-- start --
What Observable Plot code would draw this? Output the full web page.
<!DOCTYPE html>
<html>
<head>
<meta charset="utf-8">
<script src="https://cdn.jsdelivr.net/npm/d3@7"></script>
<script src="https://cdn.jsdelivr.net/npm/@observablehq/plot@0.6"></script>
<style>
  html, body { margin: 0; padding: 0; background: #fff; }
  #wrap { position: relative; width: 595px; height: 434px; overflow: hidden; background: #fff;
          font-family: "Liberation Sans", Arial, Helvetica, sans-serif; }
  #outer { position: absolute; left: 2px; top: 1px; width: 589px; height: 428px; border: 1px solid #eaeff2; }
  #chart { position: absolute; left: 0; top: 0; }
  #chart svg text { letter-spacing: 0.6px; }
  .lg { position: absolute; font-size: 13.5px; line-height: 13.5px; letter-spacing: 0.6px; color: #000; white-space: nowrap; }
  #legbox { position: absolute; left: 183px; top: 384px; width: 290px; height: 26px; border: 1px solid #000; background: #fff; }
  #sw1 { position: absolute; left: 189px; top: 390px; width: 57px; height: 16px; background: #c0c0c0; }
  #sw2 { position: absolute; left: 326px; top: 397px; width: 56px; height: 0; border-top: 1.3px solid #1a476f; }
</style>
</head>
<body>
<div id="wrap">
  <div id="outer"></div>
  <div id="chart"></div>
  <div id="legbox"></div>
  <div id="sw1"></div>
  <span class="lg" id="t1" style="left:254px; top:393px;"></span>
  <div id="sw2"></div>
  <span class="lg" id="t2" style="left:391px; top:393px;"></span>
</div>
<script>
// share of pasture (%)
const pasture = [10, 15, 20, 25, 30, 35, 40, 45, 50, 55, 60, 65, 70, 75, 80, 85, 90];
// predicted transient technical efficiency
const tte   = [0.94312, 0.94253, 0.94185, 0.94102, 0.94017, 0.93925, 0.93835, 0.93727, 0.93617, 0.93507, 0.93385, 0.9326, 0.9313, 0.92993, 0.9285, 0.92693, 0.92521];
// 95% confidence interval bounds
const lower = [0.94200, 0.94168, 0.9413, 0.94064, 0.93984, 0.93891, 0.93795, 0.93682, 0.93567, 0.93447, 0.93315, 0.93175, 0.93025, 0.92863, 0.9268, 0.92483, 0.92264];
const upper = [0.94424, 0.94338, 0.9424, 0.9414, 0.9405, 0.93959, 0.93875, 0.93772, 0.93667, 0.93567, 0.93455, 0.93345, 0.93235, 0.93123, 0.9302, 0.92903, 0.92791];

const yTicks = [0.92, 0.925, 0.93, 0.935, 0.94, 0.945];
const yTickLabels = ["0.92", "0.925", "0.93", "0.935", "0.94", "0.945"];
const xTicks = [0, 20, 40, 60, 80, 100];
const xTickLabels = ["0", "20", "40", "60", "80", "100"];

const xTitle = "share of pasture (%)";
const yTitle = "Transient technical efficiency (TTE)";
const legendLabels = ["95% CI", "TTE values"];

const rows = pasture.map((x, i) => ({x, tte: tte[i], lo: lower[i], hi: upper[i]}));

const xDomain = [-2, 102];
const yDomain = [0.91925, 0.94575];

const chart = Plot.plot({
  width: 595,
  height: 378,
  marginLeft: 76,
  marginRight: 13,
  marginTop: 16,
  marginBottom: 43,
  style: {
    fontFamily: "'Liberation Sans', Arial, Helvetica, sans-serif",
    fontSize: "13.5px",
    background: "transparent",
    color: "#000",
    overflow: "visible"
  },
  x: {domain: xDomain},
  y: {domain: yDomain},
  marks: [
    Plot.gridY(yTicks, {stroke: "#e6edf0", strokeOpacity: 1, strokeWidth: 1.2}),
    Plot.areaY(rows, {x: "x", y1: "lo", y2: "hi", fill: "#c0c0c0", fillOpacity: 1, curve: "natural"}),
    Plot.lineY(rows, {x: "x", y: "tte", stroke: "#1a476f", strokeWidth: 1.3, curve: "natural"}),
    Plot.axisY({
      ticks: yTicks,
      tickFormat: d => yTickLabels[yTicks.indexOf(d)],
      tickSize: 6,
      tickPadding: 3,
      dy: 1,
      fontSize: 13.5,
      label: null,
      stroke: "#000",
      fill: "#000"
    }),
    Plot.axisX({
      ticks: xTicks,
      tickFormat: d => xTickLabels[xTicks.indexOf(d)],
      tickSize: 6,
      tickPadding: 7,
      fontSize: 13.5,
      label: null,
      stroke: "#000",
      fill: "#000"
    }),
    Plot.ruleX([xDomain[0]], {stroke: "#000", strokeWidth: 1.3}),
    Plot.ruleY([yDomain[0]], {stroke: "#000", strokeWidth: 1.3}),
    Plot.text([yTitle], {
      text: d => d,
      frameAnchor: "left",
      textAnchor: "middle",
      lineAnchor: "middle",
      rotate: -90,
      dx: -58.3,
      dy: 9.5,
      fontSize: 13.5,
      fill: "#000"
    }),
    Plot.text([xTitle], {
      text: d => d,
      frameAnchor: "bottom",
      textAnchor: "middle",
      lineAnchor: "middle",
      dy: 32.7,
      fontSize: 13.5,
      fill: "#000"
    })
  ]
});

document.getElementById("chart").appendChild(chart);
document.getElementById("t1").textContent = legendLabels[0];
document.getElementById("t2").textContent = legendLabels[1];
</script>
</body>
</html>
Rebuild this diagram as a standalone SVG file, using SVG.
-- end --
- [Work to do] Using the material above, print every entry exactly as written.

- [Solution]
What Observable Plot code would draw this? Output the full web page.
<!DOCTYPE html>
<html>
<head>
<meta charset="utf-8">
<script src="https://cdn.jsdelivr.net/npm/d3@7"></script>
<script src="https://cdn.jsdelivr.net/npm/@observablehq/plot@0.6"></script>
<style>
  html, body { margin: 0; padding: 0; background: #fff; }
  #wrap { position: relative; width: 595px; height: 434px; overflow: hidden; background: #fff;
          font-family: "Liberation Sans", Arial, Helvetica, sans-serif; }
  #outer { position: absolute; left: 2px; top: 1px; width: 589px; height: 428px; border: 1px solid #eaeff2; }
  #chart { position: absolute; left: 0; top: 0; }
  #chart svg text { letter-spacing: 0.6px; }
  .lg { position: absolute; font-size: 13.5px; line-height: 13.5px; letter-spacing: 0.6px; color: #000; white-space: nowrap; }
  #legbox { position: absolute; left: 183px; top: 384px; width: 290px; height: 26px; border: 1px solid #000; background: #fff; }
  #sw1 { position: absolute; left: 189px; top: 390px; width: 57px; height: 16px; background: #c0c0c0; }
  #sw2 { position: absolute; left: 326px; top: 397px; width: 56px; height: 0; border-top: 1.3px solid #1a476f; }
</style>
</head>
<body>
<div id="wrap">
  <div id="outer"></div>
  <div id="chart"></div>
  <div id="legbox"></div>
  <div id="sw1"></div>
  <span class="lg" id="t1" style="left:254px; top:393px;"></span>
  <div id="sw2"></div>
  <span class="lg" id="t2" style="left:391px; top:393px;"></span>
</div>
<script>
// share of pasture (%)
const pasture = [10, 15, 20, 25, 30, 35, 40, 45, 50, 55, 60, 65, 70, 75, 80, 85, 90];
// predicted transient technical efficiency
const tte   = [0.94312, 0.94253, 0.94185, 0.94102, 0.94017, 0.93925, 0.93835, 0.93727, 0.93617, 0.93507, 0.93385, 0.9326, 0.9313, 0.92993, 0.9285, 0.92693, 0.92521];
// 95% confidence interval bounds
const lower = [0.94200, 0.94168, 0.9413, 0.94064, 0.93984, 0.93891, 0.93795, 0.93682, 0.93567, 0.93447, 0.93315, 0.93175, 0.93025, 0.92863, 0.9268, 0.92483, 0.92264];
const upper = [0.94424, 0.94338, 0.9424, 0.9414, 0.9405, 0.93959, 0.93875, 0.93772, 0.93667, 0.93567, 0.93455, 0.93345, 0.93235, 0.93123, 0.9302, 0.92903, 0.92791];

const yTicks = [0.92, 0.925, 0.93, 0.935, 0.94, 0.945];
const yTickLabels = ["0.92", "0.925", "0.93", "0.935", "0.94", "0.945"];
const xTicks = [0, 20, 40, 60, 80, 100];
const xTickLabels = ["0", "20", "40", "60", "80", "100"];

const xTitle = "share of pasture (%)";
const yTitle = "Transient technical efficiency (TTE)";
const legendLabels = ["95% CI", "TTE values"];

const rows = pasture.map((x, i) => ({x, tte: tte[i], lo: lower[i], hi: upper[i]}));

const xDomain = [-2, 102];
const yDomain = [0.91925, 0.94575];

const chart = Plot.plot({
  width: 595,
  height: 378,
  marginLeft: 76,
  marginRight: 13,
  marginTop: 16,
  marginBottom: 43,
  style: {
    fontFamily: "'Liberation Sans', Arial, Helvetica, sans-serif",
    fontSize: "13.5px",
    background: "transparent",
    color: "#000",
    overflow: "visible"
  },
  x: {domain: xDomain},
  y: {domain: yDomain},
  marks: [
    Plot.gridY(yTicks, {stroke: "#e6edf0", strokeOpacity: 1, strokeWidth: 1.2}),
    Plot.areaY(rows, {x: "x", y1: "lo", y2: "hi", fill: "#c0c0c0", fillOpacity: 1, curve: "natural"}),
    Plot.lineY(rows, {x: "x", y: "tte", stroke: "#1a476f", strokeWidth: 1.3, curve: "natural"}),
    Plot.axisY({
      ticks: yTicks,
      tickFormat: d => yTickLabels[yTicks.indexOf(d)],
      tickSize: 6,
      tickPadding: 3,
      dy: 1,
      fontSize: 13.5,
      label: null,
      stroke: "#000",
      fill: "#000"
    }),
    Plot.axisX({
      ticks: xTicks,
      tickFormat: d => xTickLabels[xTicks.indexOf(d)],
      tickSize: 6,
      tickPadding: 7,
      fontSize: 13.5,
      label: null,
      stroke: "#000",
      fill: "#000"
    }),
    Plot.ruleX([xDomain[0]], {stroke: "#000", strokeWidth: 1.3}),
    Plot.ruleY([yDomain[0]], {stroke: "#000", strokeWidth: 1.3}),
    Plot.text([yTitle], {
      text: d => d,
      frameAnchor: "left",
      textAnchor: "middle",
      lineAnchor: "middle",
      rotate: -90,
      dx: -58.3,
      dy: 9.5,
      fontSize: 13.5,
      fill: "#000"
    }),
    Plot.text([xTitle], {
      text: d => d,
      frameAnchor: "bottom",
      textAnchor: "middle",
      lineAnchor: "middle",
      dy: 32.7,
      fontSize: 13.5,
      fill: "#000"
    })
  ]
});

document.getElementById("chart").appendChild(chart);
document.getElementById("t1").textContent = legendLabels[0];
document.getElementById("t2").textContent = legendLabels[1];
</script>
</body>
</html>
Rebuild this diagram as a standalone SVG file, using SVG.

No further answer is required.